Turkey Sentences Armenian Blogger to Jail


A prominent Turkish-Armenian blogger accused a Turkish court on Friday of issuing a "politically-motivated" verdict after being sentenced to jail on charges of illegal construction.

An appeals court in the western coastal city of Izmir sentenced Sevan Nisanyan to two years in prison on charges of building without a permit.

An Istanbul court in May had also sentenced Nisanyan, a self-confessed atheist, to one year in jail for blasphemy over a blog post supporting the controversial anti-Islam film "Innocence of Muslims" but he has appealed the verdict.

Nisanyan, who also faces up to 16 years in prison on other charges related to construction work on his hotels in the village of Sirince near Izmir, said he would be sent to jail next week.

But in a country littered with illegal constructions, he said the court ruling on Thursday was punishment for his outspoken views about restrictions on freedom of expression in Turkey.

"It is politically motivated because in this community, those who try to be an individual and stand firm on their ideas have always been punished," he told AFP.

Nisanyan, 56, turned Sirince into a booming holiday spot after he bought several ruined Greek houses and turned them into hotels.

Thousands of people from around the world flocked to Sirince in December 2012, believing the village -- where many Christians say the Virgin Mary ascended to heaven -- would be spared from the Mayan doomsday.

Nisanyan was convicted of blasphemy over his September 2012 blog defending the anti-Islam film that ridiculed the Prophet Mohammed and sparked angry protests across the world.

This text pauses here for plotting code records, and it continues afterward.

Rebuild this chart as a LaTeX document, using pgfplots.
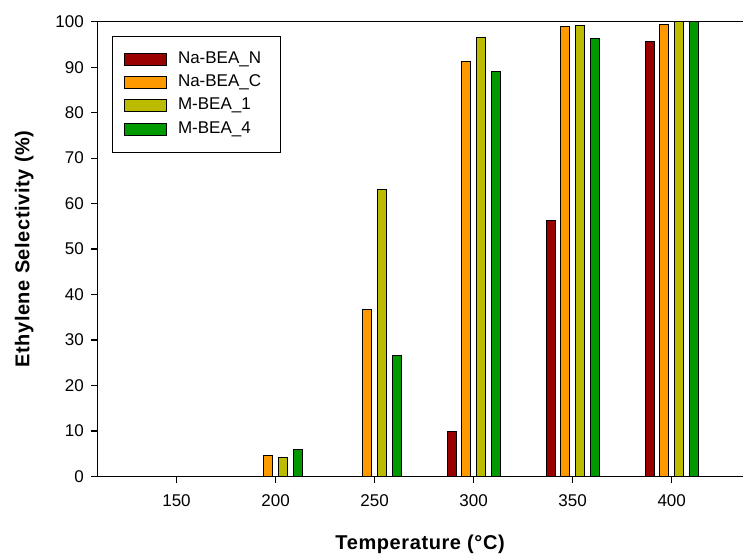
\documentclass[border=0pt]{standalone}
\usepackage{fontspec}
\setmainfont{Liberation Sans}
\newfontfamily\labelfont[LetterSpace=3]{Liberation Sans}
\usepackage{pgfplots}
\pgfplotsset{compat=1.18}
\definecolor{cRed}{RGB}{153,0,0}
\definecolor{cOrange}{RGB}{255,153,0}
\definecolor{cOlive}{RGB}{187,187,0}
\definecolor{cGreen}{RGB}{0,153,0}
\pgfplotsset{
  mybar/.style={ybar, bar width=4.55, fill=#1, draw=black, line width=0.9pt,
    legend image code/.code={\draw[fill=#1,draw=black,line width=0.9pt] (0pt,-6pt) rectangle (42pt,6pt);}},
}
\begin{document}
\begin{tikzpicture}
\begin{axis}[
  scale only axis, width=646pt, height=455pt,
  xmin=110, xmax=436, ymin=0, ymax=100,
  axis lines=left, axis line style={-, line width=1.2pt},
  xtick={150,200,250,300,350,400}, ytick={0,10,...,100},
  tick align=outside, major tick length=6pt,
  tick style={line width=1.2pt, black},
  /pgf/number format/assume math mode=true,
  tick label style={font=\fontsize{17}{19}\selectfont},
  xticklabel style={yshift=-9pt},
  yticklabel style={xshift=-4pt},
  xlabel={\labelfont\bfseries Temperature (°C)},
  ylabel={\labelfont\bfseries Ethylene Selectivity (\%)},
  label style={font=\fontsize{20}{23}\selectfont},
  xlabel style={at={(axis description cs:0.5,0)}, anchor=center, yshift=-68pt},
  ylabel style={at={(axis description cs:0,0.5)}, anchor=center, xshift=0pt, yshift=73pt},
  legend style={at={(axis description cs:0.0223,0.969)}, anchor=north west,
    draw=black, line width=1pt, font=\fontsize{17}{19}\selectfont,
    row sep=7.3pt, column sep=11pt, inner xsep=12pt, inner ysep=15pt,
    nodes={inner sep=0pt, text width=91pt, text height=12pt, text depth=4pt}},
  legend cell align=left,
  clip=false,
]
\addplot[mybar=cRed, bar shift=-11.1] coordinates {(300,10) (350,56.2) (400,95.6)};
\addlegendentry{Na-BEA\_N}
\addplot[mybar=cOrange, bar shift=-3.7] coordinates {(200,4.7) (250,36.7) (300,91.3) (350,99.0) (400,99.4)};
\addlegendentry{Na-BEA\_C}
\addplot[mybar=cOlive, bar shift=3.7] coordinates {(200,4.1) (250,63.1) (300,96.5) (350,99.1) (400,100)};
\addlegendentry{M-BEA\_1}
\addplot[mybar=cGreen, bar shift=11.1] coordinates {(200,6.0) (250,26.6) (300,89.0) (350,96.3) (400,100)};
\addlegendentry{M-BEA\_4}
\draw[line width=1.2pt] (rel axis cs:0,1) -- (rel axis cs:1,1);
\end{axis}
\pgfresetboundingbox
\path[use as bounding box] ([shift={(-97.3pt,-79.3pt)}]current axis.south west) rectangle ([shift={(0pt,21.7pt)}]current axis.north east);
\end{tikzpicture}
\end{document}
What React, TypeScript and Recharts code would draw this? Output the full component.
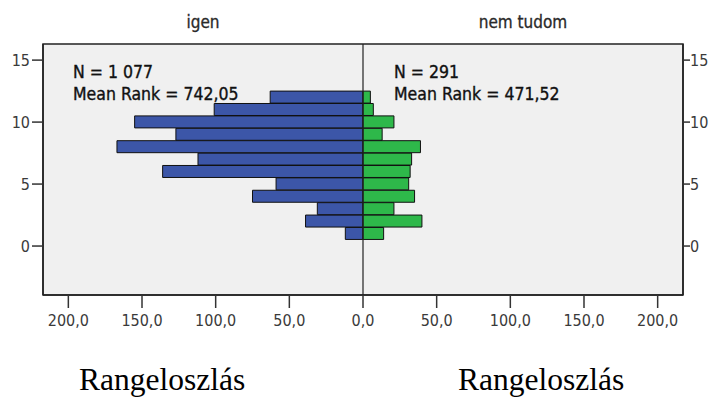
import React from "react";
import {
  BarChart,
  Bar,
  XAxis,
  YAxis,
  CartesianGrid,
  ReferenceLine,
  ReferenceArea,
} from "recharts";

// rank bins, bottom to top
const bins = [1, 2, 3, 4, 5, 6, 7, 8, 9, 10, 11, 12];
const igenCounts = [12, 39, 31, 75, 59, 136, 112, 167, 127, 155, 101, 63];
const nemTudomCounts = [14, 40, 21, 35, 31, 32, 33, 39, 13, 21, 7, 5];

const xTicks = [-200, -150, -100, -50, 0, 50, 100, 150, 200];
const yTicks = [0, 5, 10, 15];

const X_MAX = 217.2;
const Y_MIN = -3.95;
const Y_MAX = 16.3;

const SPSS_FONT = "'DejaVu Sans Condensed', 'DejaVu Sans', sans-serif";

const data = bins.map((bin, i) => ({
  bin,
  igen: -igenCounts[i],
  nem: nemTudomCounts[i],
}));

const fmtX = (v: number) => Math.abs(v).toFixed(1).replace(".", ",");

export default function App() {
  const tickStyle = { fontSize: 16, fill: "#3a3a3a", fontFamily: SPSS_FONT, fontStretch: "condensed" };
  const noteStyle: React.CSSProperties = {
    fontSize: 17.5,
    fill: "#111",
    stroke: "#111",
    strokeWidth: 0.35,
    fontFamily: SPSS_FONT,
    fontStretch: "condensed",
  };
  const titleStyle: React.CSSProperties = {
    fontSize: 17,
    fill: "#2a2a2a",
    stroke: "#2a2a2a",
    strokeWidth: 0.3,
    fontFamily: SPSS_FONT,
    fontStretch: "condensed",
  };
  const bottomStyle: React.CSSProperties = {
    fontSize: 31.5,
    fill: "#000",
    fontFamily: "'Liberation Serif', 'Times New Roman', serif",
  };

  return (
    <div style={{ position: "absolute", left: 0, top: 0, width: 710, height: 398, background: "#fff" }}>
      <BarChart
        width={710}
        height={398}
        layout="vertical"
        data={data}
        stackOffset="sign"
        barCategoryGap={0}
        margin={{ top: 44, right: 0, bottom: 63, left: 0 }}
      >
        <CartesianGrid fill="#f0f0f0" horizontal={false} vertical={false} />
        <XAxis
          type="number"
          domain={[-X_MAX, X_MAX]}
          ticks={xTicks}
          allowDataOverflow
          tickFormatter={fmtX}
          height={40}
          tickSize={13}
          tickMargin={7}
          tick={tickStyle}
          axisLine={{ stroke: "#222", strokeWidth: 1.5 }}
          tickLine={{ stroke: "#333", strokeWidth: 1.5 }}
        />
        <YAxis
          yAxisId="left"
          type="number"
          dataKey="bin"
          reversed
          domain={[Y_MIN, Y_MAX]}
          ticks={yTicks}
          allowDataOverflow
          width={43}
          tickSize={11}
          tickMargin={2}
          tick={tickStyle}
          axisLine={{ stroke: "#222", strokeWidth: 1.5 }}
          tickLine={{ stroke: "#333", strokeWidth: 1.5 }}
        />
        <YAxis
          yAxisId="right"
          orientation="right"
          type="number"
          dataKey="bin"
          reversed
          domain={[Y_MIN, Y_MAX]}
          ticks={yTicks}
          allowDataOverflow
          width={27}
          tickSize={7}
          tickMargin={0}
          tick={tickStyle}
          axisLine={{ stroke: "#222", strokeWidth: 1.5 }}
          tickLine={{ stroke: "#333", strokeWidth: 1.5 }}
        />
        <Bar
          yAxisId="left"
          dataKey="igen"
          stackId="s"
          fill="#3c56a8"
          stroke="#111"
          strokeWidth={1}
          isAnimationActive={false}
        />
        <Bar
          yAxisId="left"
          dataKey="nem"
          stackId="s"
          fill="#2eb84a"
          stroke="#111"
          strokeWidth={1}
          isAnimationActive={false}
        />
        <ReferenceLine yAxisId="left" x={0} stroke="#222" strokeWidth={1.2} />
        <ReferenceArea
          yAxisId="left"
          x1={-X_MAX}
          x2={X_MAX}
          y1={Y_MIN}
          y2={Y_MAX}
          fill="none"
          stroke="#222"
          strokeWidth={1.5}
        />
      </BarChart>
      <svg
        width={710}
        height={398}
        style={{ position: "absolute", left: 0, top: 0, pointerEvents: "none" }}
      >
        <text x={203} y={28} textAnchor="middle" style={titleStyle}>igen</text>
        <text x={523} y={28} textAnchor="middle" style={titleStyle}>nem tudom</text>
        <text x={73} y={77.5} style={noteStyle}>N = 1 077</text>
        <text x={73} y={100} style={noteStyle}>Mean Rank = 742,05</text>
        <text x={394} y={77.5} style={noteStyle}>N = 291</text>
        <text x={394} y={100} style={noteStyle}>Mean Rank = 471,52</text>
        <text x={79} y={390} style={bottomStyle}>Rangeloszlás</text>
        <text x={458} y={390} style={bottomStyle}>Rangeloszlás</text>
      </svg>
    </div>
  );
}
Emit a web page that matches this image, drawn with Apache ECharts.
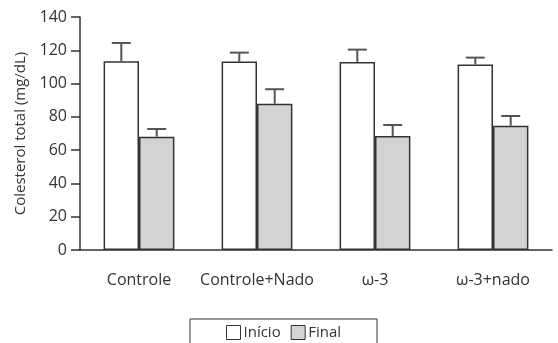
<!DOCTYPE html>
<html><head><meta charset="utf-8">
<script src="https://cdn.jsdelivr.net/npm/echarts@6/dist/echarts.min.js"></script>
<style>html,body{margin:0;padding:0;background:#fff}#c{width:558px;height:343px}</style>
</head><body><div id="c"></div>
<script>
const categories = ['Controle', 'Controle+Nado', 'ω-3', 'ω-3+nado'];
const inicio = [113.4, 113.2, 113.0, 111.4];
const inicioSD = [11.0, 5.4, 7.4, 4.2];
const final = [68.1, 87.9, 68.5, 74.7];
const finalSD = [4.6, 8.7, 6.6, 5.8];
const yTicks = [0, 20, 40, 60, 80, 100, 120, 140];

const FONT = '"Open Sans", "Noto Sans", sans-serif';
const TXT = '#333';

function errSeries(name, vals, sds, side) {
  return {
    type: 'custom', name: name + ' err', silent: true, z: 5,
    data: vals.map((v, i) => [i, v, v + sds[i]]),
    renderItem: function (params, api) {
      const i = api.value(0);
      const band = api.size([1, 0])[0];
      const off = side * band * 0.15;
      const p0 = api.coord([i, api.value(1)]);
      const p1 = api.coord([i, api.value(2)]);
      const x = p0[0] + off;
      const cap = 9.5;
      const st = { stroke: '#555', lineWidth: 2 };
      return { type: 'group', children: [
        { type: 'line', shape: { x1: x, y1: p0[1], x2: x, y2: p1[1] }, style: st },
        { type: 'line', shape: { x1: x - cap, y1: p1[1], x2: x + cap, y2: p1[1] }, style: st }
      ]};
    }
  };
}

const chart = echarts.init(document.getElementById('c'));
chart.setOption({
  animation: false,
  grid: { left: 80, right: 6, top: 17, bottom: 93 },
  legend: {
    data: ['Início', 'Final'],
    left: 190, top: 319,
    padding: [6, 36, 14, 36],
    itemGap: 10, itemWidth: 14, itemHeight: 14,
    icon: 'rect',
    itemStyle: { borderColor: '#333', borderWidth: 1 },
    borderColor: '#333', borderWidth: 1,
    textStyle: { fontFamily: FONT, fontSize: 15, color: TXT, padding: [0, 0, 0, -2] }
  },
  xAxis: {
    type: 'category', data: categories, boundaryGap: true,
    axisLine: { lineStyle: { color: '#333', width: 1.5 } },
    axisTick: { length: 8, lineStyle: { color: '#333', width: 1.5 } },
    axisLabel: { interval: 0, fontFamily: FONT, fontSize: 16, color: TXT, margin: 22 }
  },
  yAxis: {
    type: 'value', min: yTicks[0], max: yTicks[yTicks.length - 1], interval: 20,
    name: 'Colesterol total (mg/dL)', nameLocation: 'middle', nameGap: 51,
    nameTextStyle: { fontFamily: FONT, fontSize: 15, color: TXT },
    axisLine: { show: true, lineStyle: { color: '#333', width: 1.5 } },
    axisTick: { show: true, length: 9, lineStyle: { color: '#333', width: 1.5 } },
    axisLabel: { fontFamily: FONT, fontSize: 16, color: TXT, margin: 13 },
    splitLine: { show: false }
  },
  series: [
    { type: 'bar', name: 'Início', data: inicio, barWidth: '30%', barGap: '0%',
      itemStyle: { color: '#fff', borderColor: '#333', borderWidth: 1.5 } },
    { type: 'bar', name: 'Final', data: final, barWidth: '30%', barGap: '0%',
      itemStyle: { color: '#d2d3d5', borderColor: '#333', borderWidth: 1.5 } },
    errSeries('Início', inicio, inicioSD, -1),
    errSeries('Final', final, finalSD, 1)
  ]
});
</script></body></html>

"Mocking an Arab leader who centuries ago claimed to have contacted God and made political, financial and sexual benefits out of this is not a crime of hatred," he wrote.

His words touched a nerve in the staunchly secular but majority Muslim nation and he received hundreds of death threats after the court decision.

Turkey has long been criticized for a lack of press freedom and dozens of journalists are in detention, accused of plotting against the Islamist-rooted government or having links with outlawed movements such as the Kurdish rebels.